In the entries below, count every line with the word "matplotlib". Return only the count.

== Dataset extract ==
....

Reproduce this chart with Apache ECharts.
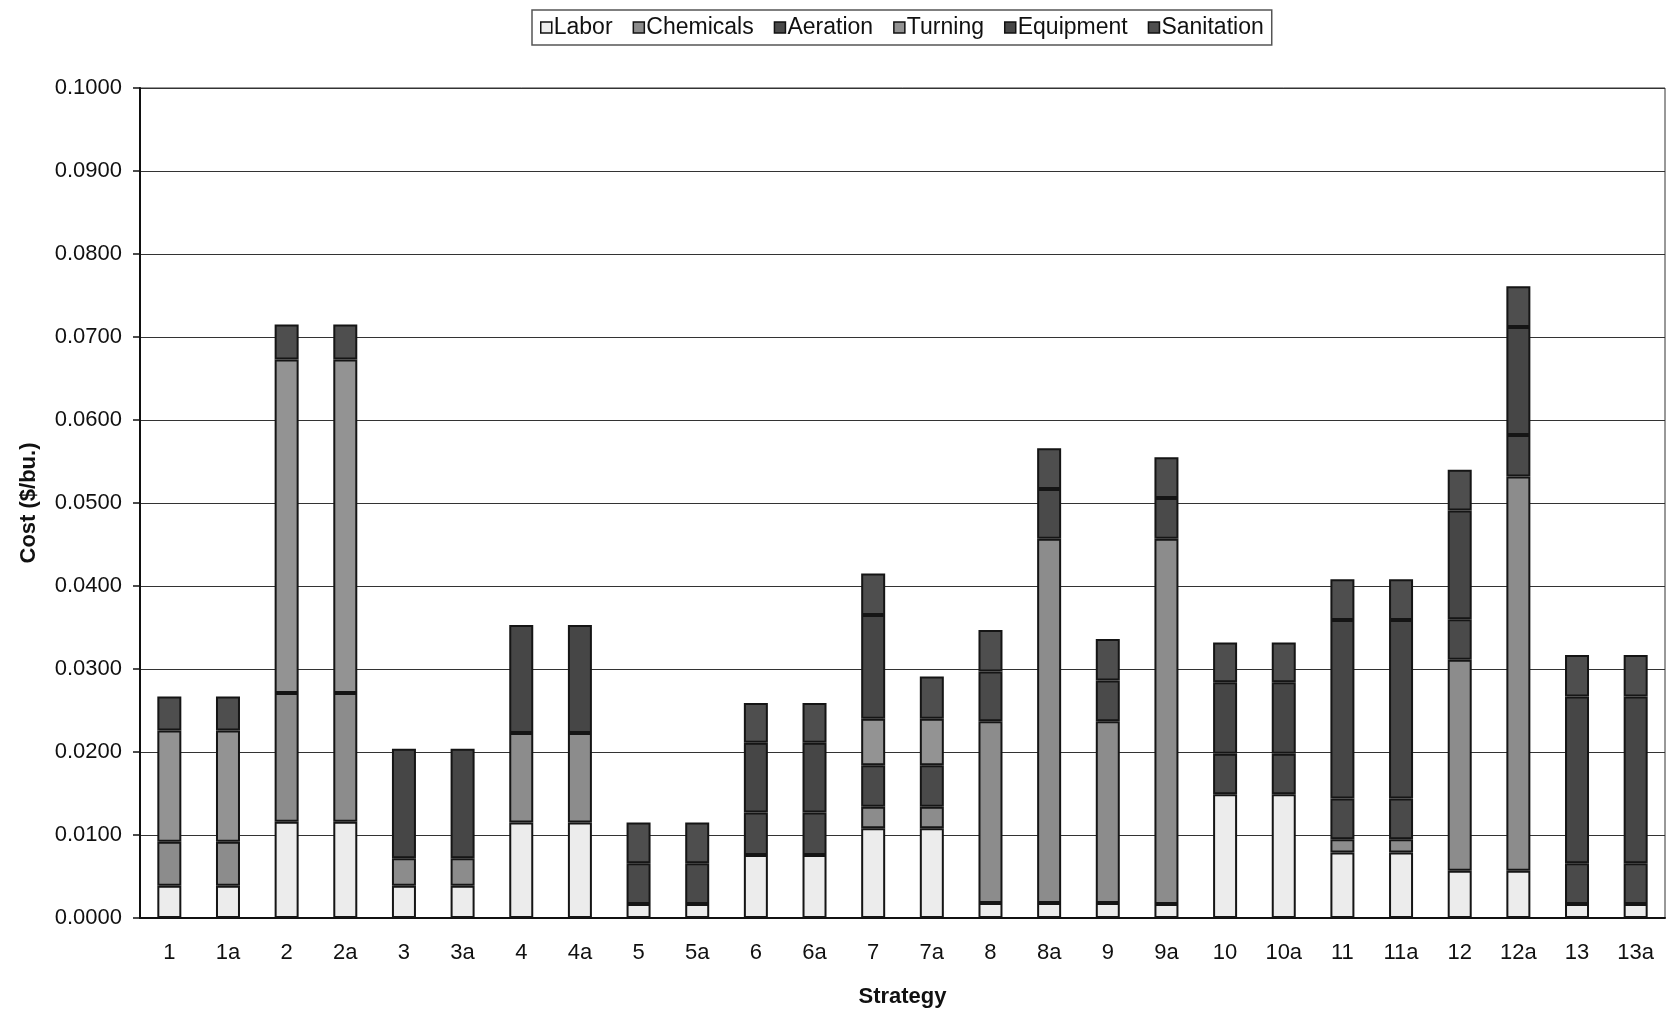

....

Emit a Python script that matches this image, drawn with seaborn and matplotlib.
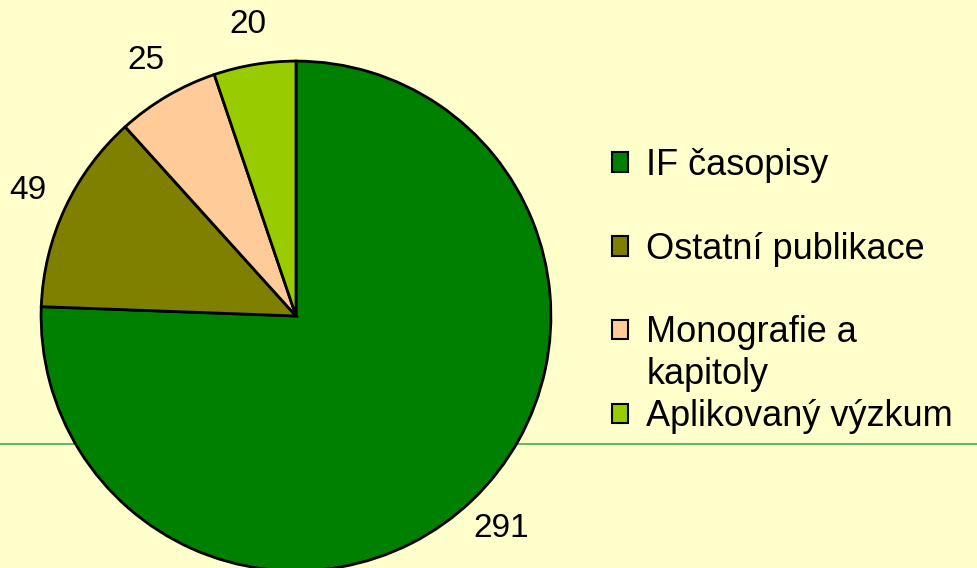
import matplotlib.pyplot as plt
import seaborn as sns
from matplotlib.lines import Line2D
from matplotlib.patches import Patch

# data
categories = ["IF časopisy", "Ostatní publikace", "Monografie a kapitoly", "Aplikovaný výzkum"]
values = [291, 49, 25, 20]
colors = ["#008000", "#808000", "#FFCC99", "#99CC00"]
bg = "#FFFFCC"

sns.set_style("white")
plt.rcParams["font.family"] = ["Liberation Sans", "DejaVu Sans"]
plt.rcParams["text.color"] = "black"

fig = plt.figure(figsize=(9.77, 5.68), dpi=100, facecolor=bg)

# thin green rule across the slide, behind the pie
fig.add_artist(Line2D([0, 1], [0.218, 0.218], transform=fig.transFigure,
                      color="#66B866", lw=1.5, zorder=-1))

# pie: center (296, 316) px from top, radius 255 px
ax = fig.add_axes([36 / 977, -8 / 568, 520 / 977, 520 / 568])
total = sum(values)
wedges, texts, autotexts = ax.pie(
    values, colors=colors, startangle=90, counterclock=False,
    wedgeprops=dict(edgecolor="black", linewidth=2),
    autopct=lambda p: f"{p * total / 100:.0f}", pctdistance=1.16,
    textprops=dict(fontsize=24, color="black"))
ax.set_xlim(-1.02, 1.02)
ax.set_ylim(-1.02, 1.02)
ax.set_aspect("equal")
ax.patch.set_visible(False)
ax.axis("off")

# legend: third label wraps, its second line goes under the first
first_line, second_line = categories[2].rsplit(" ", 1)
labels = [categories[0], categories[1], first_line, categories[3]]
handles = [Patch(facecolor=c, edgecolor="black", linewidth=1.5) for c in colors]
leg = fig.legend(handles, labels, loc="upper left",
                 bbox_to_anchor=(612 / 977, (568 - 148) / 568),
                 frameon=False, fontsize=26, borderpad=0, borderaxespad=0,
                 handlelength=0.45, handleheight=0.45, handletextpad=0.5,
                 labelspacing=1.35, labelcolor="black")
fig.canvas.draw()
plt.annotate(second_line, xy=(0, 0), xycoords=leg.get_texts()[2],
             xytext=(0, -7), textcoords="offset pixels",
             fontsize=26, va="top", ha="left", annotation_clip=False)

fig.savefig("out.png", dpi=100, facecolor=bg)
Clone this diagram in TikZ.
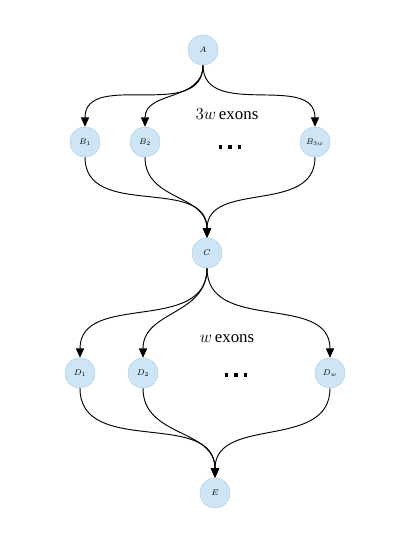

....

== Reply to the task ==
4